WRITTEN EXERCISE: Copy out each line containing "Clone" from the entries below.

SOURCE MATERIAL:
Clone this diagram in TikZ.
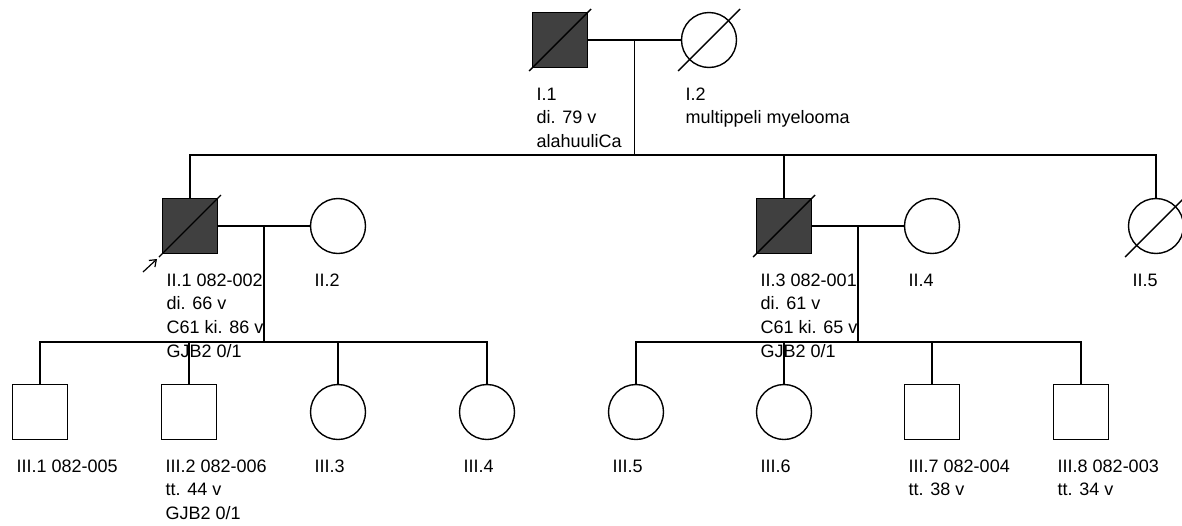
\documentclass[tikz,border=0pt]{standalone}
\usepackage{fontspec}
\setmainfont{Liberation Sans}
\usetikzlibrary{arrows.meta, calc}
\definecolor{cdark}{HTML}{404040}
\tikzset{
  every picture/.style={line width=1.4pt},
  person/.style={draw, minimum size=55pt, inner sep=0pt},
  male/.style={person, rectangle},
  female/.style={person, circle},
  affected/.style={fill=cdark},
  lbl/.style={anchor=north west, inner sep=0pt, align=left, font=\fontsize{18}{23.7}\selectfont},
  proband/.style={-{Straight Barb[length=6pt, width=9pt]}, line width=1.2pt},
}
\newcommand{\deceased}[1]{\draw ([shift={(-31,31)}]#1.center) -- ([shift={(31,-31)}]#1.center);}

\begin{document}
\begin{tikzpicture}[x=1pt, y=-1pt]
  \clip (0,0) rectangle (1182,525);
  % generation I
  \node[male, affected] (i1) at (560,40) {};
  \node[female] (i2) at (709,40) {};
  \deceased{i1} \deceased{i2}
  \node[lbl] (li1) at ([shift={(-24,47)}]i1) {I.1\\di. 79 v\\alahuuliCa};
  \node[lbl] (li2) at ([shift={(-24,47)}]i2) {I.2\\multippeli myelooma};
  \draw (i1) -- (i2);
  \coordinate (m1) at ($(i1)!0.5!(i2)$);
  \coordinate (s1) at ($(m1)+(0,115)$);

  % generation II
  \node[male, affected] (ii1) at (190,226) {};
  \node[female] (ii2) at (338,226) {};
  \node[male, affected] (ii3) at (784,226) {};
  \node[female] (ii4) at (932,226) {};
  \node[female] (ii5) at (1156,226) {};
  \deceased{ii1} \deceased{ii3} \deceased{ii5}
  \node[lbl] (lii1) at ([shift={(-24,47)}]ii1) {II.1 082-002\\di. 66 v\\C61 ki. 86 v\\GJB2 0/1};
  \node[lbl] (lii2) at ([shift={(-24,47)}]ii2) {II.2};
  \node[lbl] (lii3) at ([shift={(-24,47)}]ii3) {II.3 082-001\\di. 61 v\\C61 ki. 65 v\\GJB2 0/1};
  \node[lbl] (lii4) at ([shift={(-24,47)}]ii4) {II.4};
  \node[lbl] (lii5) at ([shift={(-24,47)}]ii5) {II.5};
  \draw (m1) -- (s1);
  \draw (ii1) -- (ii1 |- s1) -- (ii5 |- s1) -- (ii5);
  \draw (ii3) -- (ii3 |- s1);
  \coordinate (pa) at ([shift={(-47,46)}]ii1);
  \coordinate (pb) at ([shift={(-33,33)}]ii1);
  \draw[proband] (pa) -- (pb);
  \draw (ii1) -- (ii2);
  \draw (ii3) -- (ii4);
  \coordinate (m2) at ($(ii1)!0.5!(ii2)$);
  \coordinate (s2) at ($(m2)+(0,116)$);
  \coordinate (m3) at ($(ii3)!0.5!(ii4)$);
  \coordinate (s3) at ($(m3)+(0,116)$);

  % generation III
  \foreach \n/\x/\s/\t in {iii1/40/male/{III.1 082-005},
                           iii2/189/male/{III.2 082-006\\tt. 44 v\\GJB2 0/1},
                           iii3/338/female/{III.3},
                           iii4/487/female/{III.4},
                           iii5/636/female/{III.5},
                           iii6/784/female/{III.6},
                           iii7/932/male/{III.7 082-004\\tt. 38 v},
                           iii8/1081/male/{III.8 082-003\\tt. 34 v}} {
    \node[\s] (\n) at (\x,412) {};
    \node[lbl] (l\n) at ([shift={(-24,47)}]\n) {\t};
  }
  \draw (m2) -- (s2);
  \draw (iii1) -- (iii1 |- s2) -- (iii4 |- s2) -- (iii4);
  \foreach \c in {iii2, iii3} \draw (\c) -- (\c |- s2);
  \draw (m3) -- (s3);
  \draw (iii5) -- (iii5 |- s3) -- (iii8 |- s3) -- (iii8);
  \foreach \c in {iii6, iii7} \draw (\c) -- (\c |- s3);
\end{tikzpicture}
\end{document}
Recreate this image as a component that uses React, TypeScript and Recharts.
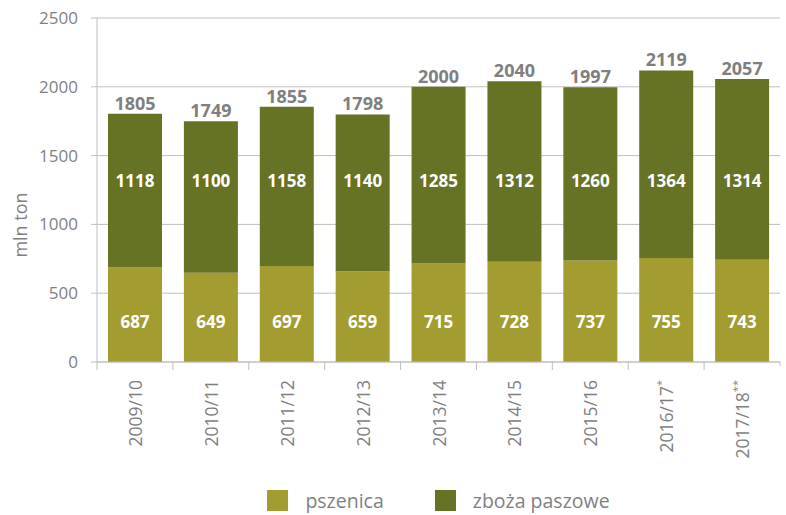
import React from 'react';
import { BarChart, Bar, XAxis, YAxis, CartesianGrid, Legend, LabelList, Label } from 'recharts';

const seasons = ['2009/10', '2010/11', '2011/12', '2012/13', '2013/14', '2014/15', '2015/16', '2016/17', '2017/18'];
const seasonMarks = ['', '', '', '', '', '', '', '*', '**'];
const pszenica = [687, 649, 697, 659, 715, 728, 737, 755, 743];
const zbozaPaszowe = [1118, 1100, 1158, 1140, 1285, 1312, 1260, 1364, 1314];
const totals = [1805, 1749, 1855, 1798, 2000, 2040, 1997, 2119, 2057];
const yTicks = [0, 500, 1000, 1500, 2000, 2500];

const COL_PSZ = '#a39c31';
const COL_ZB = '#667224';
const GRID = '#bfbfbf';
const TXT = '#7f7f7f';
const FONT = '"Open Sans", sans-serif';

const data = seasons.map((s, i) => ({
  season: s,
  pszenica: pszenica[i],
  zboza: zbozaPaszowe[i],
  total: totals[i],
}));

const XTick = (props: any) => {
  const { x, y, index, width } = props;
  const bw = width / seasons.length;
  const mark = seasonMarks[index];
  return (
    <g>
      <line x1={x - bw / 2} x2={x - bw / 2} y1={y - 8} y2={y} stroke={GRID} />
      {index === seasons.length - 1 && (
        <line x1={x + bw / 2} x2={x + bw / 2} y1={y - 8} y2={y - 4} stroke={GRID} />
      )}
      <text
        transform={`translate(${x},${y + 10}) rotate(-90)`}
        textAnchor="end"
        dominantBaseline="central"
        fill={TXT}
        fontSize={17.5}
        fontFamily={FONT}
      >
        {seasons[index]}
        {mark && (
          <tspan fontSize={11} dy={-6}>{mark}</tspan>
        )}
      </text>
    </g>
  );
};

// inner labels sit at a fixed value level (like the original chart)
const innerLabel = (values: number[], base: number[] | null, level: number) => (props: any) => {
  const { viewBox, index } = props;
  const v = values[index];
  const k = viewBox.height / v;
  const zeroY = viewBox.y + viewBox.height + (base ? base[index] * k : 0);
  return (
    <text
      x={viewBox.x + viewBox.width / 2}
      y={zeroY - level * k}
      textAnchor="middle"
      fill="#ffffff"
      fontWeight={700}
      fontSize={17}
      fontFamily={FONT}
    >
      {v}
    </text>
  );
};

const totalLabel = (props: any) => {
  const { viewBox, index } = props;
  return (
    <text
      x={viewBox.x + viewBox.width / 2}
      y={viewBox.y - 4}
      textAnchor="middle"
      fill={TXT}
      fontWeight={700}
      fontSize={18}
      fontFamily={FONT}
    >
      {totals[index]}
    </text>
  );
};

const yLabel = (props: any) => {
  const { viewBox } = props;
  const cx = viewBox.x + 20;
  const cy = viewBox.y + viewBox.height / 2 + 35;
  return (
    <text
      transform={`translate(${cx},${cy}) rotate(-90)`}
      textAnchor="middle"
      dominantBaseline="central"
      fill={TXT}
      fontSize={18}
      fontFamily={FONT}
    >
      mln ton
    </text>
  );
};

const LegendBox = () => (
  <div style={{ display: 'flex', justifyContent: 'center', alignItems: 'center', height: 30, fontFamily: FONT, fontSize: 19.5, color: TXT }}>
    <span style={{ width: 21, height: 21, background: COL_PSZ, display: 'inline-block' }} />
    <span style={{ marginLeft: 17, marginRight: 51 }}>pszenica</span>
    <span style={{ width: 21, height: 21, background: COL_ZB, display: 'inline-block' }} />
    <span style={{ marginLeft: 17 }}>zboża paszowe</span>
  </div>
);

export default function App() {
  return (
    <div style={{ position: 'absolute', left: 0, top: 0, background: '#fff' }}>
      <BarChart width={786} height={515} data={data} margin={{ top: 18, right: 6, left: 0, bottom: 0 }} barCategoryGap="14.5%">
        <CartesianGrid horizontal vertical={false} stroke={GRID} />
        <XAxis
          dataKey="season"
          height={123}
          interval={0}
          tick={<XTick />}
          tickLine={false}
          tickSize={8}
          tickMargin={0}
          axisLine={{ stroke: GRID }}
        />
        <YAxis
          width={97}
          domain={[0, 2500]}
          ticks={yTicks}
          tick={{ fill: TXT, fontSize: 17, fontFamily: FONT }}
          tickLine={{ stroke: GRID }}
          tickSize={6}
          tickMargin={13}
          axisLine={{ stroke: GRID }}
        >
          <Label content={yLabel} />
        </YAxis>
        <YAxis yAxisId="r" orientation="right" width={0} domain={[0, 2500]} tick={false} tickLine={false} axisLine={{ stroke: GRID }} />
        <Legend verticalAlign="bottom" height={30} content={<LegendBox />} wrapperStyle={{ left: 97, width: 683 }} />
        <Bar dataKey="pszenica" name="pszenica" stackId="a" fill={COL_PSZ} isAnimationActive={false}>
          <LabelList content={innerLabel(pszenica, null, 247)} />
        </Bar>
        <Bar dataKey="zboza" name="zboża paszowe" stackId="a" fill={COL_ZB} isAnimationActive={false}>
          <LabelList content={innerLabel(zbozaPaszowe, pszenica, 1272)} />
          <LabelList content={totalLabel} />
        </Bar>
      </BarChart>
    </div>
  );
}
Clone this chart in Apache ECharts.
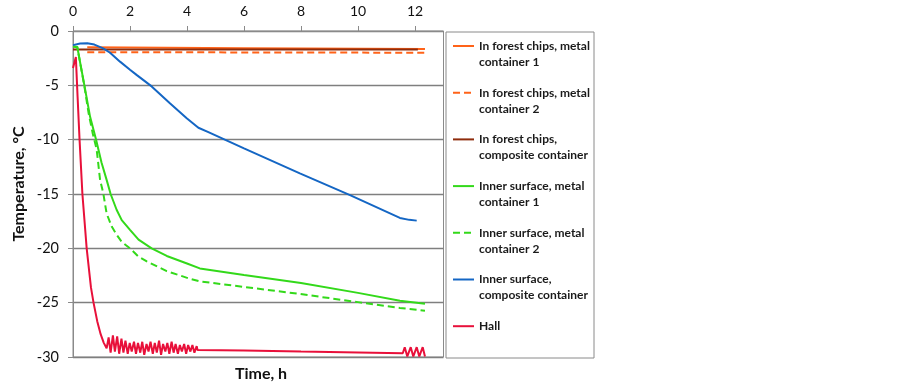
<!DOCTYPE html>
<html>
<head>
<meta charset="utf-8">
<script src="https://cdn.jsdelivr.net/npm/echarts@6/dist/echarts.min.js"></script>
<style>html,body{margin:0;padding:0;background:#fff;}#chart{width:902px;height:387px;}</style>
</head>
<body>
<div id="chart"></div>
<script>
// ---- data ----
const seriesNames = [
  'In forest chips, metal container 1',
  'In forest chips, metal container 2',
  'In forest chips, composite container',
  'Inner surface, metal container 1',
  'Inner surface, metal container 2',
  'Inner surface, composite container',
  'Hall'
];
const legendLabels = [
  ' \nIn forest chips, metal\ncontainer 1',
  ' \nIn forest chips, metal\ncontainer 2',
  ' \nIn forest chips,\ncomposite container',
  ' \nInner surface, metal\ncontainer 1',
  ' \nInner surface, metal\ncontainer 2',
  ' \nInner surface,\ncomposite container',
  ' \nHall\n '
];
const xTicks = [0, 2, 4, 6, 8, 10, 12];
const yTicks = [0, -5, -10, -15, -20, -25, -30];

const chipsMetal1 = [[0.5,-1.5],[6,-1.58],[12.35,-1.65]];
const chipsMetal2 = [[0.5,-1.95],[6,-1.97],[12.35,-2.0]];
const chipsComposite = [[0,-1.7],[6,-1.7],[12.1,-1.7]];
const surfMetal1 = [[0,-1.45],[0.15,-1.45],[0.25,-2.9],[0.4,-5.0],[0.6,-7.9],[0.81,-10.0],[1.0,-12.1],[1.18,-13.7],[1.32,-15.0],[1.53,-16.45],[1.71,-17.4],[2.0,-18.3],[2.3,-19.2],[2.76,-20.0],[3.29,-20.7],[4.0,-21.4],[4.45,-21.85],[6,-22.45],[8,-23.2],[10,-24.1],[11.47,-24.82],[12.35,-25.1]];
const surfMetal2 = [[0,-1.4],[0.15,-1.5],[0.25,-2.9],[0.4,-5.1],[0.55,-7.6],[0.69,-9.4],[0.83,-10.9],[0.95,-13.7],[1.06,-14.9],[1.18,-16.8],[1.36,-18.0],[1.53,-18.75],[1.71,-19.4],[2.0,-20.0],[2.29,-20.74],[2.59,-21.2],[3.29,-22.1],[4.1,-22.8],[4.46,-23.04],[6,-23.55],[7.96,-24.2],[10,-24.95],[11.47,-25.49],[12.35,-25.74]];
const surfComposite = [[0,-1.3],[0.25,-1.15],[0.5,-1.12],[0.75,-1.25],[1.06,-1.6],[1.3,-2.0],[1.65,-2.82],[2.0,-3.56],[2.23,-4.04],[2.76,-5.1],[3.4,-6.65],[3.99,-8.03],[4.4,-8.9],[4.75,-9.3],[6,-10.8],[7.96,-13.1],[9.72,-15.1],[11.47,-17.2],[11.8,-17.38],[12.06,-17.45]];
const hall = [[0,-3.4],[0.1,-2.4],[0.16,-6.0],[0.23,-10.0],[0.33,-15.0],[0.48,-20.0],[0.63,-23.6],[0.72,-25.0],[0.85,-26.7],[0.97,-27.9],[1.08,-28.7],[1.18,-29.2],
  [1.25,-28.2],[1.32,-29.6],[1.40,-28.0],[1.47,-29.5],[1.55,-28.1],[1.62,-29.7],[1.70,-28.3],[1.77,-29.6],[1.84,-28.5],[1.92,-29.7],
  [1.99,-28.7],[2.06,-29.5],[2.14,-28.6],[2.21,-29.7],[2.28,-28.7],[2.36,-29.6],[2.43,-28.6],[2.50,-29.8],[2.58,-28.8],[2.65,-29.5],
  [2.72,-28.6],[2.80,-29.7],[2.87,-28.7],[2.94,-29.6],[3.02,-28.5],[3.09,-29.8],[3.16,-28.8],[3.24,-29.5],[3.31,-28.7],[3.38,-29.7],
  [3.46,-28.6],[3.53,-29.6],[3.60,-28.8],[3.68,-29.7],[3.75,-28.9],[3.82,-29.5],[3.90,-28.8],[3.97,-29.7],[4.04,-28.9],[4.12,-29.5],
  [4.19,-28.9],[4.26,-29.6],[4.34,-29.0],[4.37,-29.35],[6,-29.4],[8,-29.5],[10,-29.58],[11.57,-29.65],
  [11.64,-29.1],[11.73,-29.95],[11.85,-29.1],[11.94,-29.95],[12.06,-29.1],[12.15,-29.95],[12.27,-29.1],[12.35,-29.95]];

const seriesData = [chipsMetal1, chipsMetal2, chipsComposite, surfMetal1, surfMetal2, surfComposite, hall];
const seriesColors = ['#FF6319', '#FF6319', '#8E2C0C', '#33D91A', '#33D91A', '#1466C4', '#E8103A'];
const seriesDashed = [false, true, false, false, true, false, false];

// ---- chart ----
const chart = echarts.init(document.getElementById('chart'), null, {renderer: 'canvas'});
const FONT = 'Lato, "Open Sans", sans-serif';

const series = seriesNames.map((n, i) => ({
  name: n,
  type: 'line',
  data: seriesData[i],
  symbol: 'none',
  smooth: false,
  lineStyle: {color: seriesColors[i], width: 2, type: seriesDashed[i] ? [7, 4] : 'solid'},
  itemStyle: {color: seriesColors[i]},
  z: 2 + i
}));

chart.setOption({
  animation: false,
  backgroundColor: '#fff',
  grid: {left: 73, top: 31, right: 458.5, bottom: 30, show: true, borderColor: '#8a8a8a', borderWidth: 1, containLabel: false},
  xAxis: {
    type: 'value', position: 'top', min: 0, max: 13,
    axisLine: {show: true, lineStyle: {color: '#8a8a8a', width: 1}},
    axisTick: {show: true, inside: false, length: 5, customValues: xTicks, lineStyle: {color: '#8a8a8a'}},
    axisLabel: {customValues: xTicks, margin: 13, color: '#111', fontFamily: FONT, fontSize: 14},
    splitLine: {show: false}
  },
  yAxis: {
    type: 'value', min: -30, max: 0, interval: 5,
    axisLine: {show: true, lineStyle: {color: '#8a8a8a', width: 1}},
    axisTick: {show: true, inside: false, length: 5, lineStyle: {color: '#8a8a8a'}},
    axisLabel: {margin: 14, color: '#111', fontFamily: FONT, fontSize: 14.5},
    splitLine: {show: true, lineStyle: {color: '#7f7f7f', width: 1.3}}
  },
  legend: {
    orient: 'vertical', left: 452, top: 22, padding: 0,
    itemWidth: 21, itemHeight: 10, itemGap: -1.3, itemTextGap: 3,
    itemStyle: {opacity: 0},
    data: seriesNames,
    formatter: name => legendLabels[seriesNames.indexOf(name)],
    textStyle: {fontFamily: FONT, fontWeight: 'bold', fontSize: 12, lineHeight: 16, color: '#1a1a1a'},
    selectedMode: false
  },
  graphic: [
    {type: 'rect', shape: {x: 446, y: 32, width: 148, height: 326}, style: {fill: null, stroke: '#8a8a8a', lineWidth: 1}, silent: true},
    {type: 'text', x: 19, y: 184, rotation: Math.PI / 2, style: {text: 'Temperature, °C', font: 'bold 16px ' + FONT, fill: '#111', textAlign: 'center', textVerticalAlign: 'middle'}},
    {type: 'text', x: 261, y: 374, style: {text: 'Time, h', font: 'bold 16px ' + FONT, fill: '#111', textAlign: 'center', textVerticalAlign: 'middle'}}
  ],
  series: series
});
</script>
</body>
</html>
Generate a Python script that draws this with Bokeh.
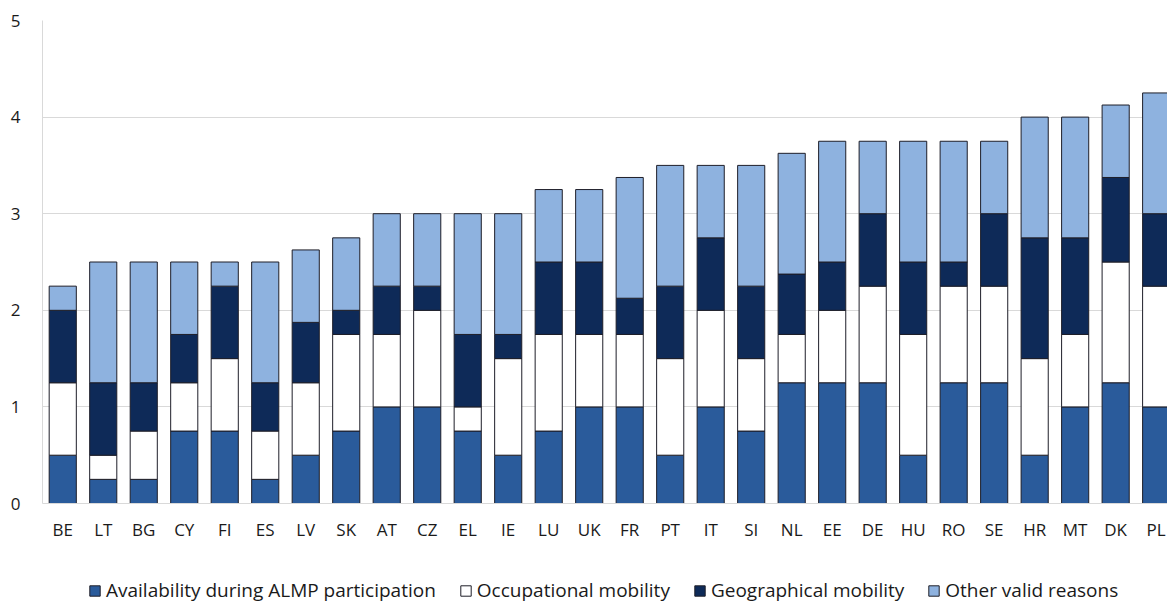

RESPONSE TO THE EXERCISE:
Clone this diagram in TikZ.
Clone this chart in Apache ECharts.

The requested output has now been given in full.